(Plotting code records)
● ● ● ● ● ● ●

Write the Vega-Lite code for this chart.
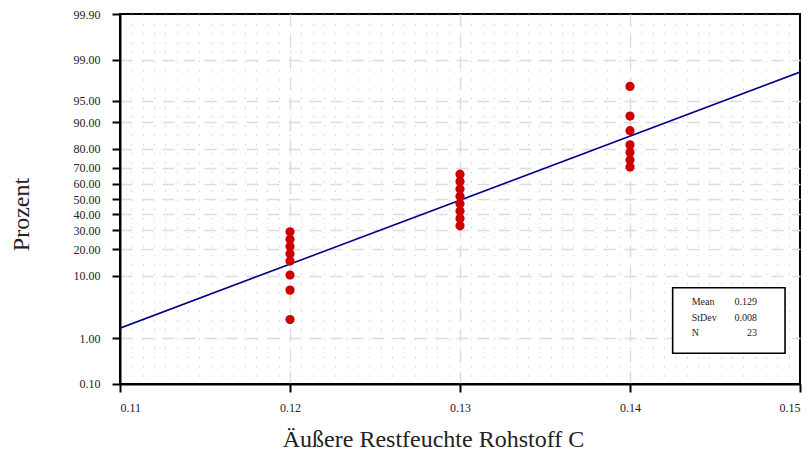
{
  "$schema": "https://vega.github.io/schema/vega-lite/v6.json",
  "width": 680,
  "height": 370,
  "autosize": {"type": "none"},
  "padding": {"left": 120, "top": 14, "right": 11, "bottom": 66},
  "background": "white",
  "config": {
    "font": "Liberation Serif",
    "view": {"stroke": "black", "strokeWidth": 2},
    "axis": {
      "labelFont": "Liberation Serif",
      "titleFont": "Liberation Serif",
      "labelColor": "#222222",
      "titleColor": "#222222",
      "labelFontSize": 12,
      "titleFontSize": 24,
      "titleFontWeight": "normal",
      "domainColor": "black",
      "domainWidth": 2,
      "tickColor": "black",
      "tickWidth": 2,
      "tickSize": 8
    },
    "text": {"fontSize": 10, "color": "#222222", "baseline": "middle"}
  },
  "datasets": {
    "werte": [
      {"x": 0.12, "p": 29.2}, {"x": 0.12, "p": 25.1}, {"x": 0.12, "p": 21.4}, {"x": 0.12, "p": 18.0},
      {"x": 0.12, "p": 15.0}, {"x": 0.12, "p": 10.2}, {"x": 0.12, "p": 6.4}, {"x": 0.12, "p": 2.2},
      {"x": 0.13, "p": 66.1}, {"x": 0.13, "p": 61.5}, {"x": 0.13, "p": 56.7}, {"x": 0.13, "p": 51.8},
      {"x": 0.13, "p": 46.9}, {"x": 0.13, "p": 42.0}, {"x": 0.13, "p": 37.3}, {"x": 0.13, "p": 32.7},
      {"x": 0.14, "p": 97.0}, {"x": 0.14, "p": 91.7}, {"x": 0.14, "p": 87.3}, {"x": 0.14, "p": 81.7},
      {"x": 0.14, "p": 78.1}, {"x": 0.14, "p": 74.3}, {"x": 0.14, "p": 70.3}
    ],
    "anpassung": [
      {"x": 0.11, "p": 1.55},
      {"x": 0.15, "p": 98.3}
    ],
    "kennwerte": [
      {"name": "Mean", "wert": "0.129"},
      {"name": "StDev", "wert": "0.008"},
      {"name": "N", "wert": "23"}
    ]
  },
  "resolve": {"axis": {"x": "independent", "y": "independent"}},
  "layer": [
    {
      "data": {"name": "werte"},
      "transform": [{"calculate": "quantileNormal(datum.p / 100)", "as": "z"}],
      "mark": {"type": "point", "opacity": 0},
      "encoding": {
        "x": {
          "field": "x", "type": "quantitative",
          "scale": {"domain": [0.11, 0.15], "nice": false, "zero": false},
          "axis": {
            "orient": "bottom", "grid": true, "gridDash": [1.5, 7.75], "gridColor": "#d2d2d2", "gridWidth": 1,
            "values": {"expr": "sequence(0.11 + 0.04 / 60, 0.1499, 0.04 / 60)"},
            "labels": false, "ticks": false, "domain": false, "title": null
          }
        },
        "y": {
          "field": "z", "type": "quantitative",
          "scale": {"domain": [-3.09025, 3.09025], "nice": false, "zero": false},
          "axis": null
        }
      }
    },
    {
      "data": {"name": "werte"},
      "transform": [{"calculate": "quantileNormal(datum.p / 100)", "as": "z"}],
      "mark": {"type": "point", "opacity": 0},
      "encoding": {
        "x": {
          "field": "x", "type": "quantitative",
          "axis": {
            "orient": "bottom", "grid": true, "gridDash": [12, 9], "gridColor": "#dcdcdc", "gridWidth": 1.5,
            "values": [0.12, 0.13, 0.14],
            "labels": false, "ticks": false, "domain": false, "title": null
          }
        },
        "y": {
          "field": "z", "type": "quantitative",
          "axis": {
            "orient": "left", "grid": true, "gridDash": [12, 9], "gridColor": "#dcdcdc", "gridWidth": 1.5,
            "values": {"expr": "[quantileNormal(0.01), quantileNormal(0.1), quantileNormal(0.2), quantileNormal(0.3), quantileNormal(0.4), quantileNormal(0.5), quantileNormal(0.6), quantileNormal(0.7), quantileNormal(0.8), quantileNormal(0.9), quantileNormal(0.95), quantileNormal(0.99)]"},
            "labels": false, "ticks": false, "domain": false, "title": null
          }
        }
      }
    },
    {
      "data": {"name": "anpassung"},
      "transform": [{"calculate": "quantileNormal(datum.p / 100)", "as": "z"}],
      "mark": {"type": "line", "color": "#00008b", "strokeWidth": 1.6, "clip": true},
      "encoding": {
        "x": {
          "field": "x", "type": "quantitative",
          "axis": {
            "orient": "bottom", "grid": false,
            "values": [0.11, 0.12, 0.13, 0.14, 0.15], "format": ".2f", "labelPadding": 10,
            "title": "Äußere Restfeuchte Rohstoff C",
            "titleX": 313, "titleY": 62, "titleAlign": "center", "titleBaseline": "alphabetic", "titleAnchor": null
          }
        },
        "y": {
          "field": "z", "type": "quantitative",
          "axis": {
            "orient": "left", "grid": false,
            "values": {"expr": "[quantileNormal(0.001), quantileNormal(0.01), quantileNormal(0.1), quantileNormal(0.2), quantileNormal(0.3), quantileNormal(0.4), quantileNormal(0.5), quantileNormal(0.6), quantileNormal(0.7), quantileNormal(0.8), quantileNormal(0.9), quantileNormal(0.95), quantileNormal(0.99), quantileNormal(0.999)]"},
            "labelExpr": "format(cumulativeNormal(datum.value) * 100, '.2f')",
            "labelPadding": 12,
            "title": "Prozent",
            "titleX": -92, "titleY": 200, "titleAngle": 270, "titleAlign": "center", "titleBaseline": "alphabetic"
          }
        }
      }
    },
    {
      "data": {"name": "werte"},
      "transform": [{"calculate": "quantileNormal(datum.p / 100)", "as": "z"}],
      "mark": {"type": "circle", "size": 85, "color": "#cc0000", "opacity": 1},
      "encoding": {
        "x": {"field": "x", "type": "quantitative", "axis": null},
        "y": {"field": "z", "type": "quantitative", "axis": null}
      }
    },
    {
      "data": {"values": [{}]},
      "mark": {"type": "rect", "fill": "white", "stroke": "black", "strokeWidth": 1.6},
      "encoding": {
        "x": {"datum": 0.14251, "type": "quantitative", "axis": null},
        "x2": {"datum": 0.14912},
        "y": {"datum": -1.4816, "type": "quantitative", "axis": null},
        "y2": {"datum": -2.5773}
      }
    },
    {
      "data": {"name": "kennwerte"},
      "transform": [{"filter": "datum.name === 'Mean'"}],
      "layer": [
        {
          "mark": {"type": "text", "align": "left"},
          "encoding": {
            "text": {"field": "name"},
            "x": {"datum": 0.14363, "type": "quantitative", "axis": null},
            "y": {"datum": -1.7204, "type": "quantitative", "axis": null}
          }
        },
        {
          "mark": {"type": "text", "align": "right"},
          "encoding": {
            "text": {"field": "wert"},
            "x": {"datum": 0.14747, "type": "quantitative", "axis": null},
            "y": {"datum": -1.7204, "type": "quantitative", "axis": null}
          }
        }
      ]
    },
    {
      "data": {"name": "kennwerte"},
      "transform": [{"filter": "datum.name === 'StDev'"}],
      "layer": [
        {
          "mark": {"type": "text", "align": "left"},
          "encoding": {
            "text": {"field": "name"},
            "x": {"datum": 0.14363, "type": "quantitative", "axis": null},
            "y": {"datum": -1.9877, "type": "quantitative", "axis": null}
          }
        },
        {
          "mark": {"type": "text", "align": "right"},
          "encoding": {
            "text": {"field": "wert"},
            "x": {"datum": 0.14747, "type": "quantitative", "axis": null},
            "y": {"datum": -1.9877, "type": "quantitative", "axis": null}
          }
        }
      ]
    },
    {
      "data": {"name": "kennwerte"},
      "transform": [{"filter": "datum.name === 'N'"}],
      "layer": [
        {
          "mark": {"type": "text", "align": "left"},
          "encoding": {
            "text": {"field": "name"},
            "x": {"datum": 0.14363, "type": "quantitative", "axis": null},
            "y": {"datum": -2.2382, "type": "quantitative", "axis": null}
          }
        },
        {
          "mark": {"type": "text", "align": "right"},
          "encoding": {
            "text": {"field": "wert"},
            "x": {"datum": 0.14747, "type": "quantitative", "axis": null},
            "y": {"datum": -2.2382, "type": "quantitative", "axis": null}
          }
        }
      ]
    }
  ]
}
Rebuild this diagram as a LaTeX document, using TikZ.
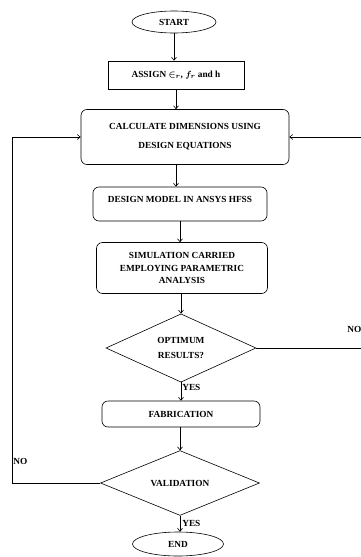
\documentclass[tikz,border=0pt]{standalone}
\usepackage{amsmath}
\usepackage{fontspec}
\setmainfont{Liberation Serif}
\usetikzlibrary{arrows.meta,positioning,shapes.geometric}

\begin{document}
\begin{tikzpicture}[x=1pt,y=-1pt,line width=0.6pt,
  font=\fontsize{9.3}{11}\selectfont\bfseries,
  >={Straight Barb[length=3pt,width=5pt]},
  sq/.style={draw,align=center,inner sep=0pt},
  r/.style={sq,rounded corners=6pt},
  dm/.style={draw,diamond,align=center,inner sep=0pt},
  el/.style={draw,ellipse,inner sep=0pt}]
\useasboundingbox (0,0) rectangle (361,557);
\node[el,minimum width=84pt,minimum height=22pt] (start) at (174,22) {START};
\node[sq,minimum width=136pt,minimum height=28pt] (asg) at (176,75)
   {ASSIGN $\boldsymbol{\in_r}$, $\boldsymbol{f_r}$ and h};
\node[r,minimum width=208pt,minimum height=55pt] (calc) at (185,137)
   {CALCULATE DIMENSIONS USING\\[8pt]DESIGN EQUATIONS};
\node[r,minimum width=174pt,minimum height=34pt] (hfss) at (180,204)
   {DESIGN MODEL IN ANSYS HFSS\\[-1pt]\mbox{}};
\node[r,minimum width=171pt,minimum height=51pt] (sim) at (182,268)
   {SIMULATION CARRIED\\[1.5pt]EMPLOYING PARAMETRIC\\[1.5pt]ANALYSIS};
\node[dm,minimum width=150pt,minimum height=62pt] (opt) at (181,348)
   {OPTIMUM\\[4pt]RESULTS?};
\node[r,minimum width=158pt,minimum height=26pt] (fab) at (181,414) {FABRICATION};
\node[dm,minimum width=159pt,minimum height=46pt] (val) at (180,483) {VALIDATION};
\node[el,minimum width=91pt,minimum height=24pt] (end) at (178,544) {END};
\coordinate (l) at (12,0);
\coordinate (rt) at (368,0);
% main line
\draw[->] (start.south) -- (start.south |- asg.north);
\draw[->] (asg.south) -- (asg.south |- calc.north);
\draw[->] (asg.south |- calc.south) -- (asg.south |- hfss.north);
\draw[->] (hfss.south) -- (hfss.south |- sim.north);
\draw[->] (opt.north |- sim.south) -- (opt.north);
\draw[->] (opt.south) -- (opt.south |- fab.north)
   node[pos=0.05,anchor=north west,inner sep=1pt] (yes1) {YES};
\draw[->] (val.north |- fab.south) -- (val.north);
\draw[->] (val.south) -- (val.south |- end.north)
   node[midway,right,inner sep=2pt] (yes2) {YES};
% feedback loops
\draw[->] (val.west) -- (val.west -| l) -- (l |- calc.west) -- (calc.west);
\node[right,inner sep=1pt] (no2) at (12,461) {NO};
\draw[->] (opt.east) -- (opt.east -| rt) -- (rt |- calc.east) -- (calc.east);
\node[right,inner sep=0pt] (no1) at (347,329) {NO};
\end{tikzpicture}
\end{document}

● ● ● ● ● ● ●

**DIRECTIVE:** Show all lines above holding "this".

**WORKED ANSWER:**
Write the Vega-Lite code for this chart.
Rebuild this diagram as a LaTeX document, using TikZ.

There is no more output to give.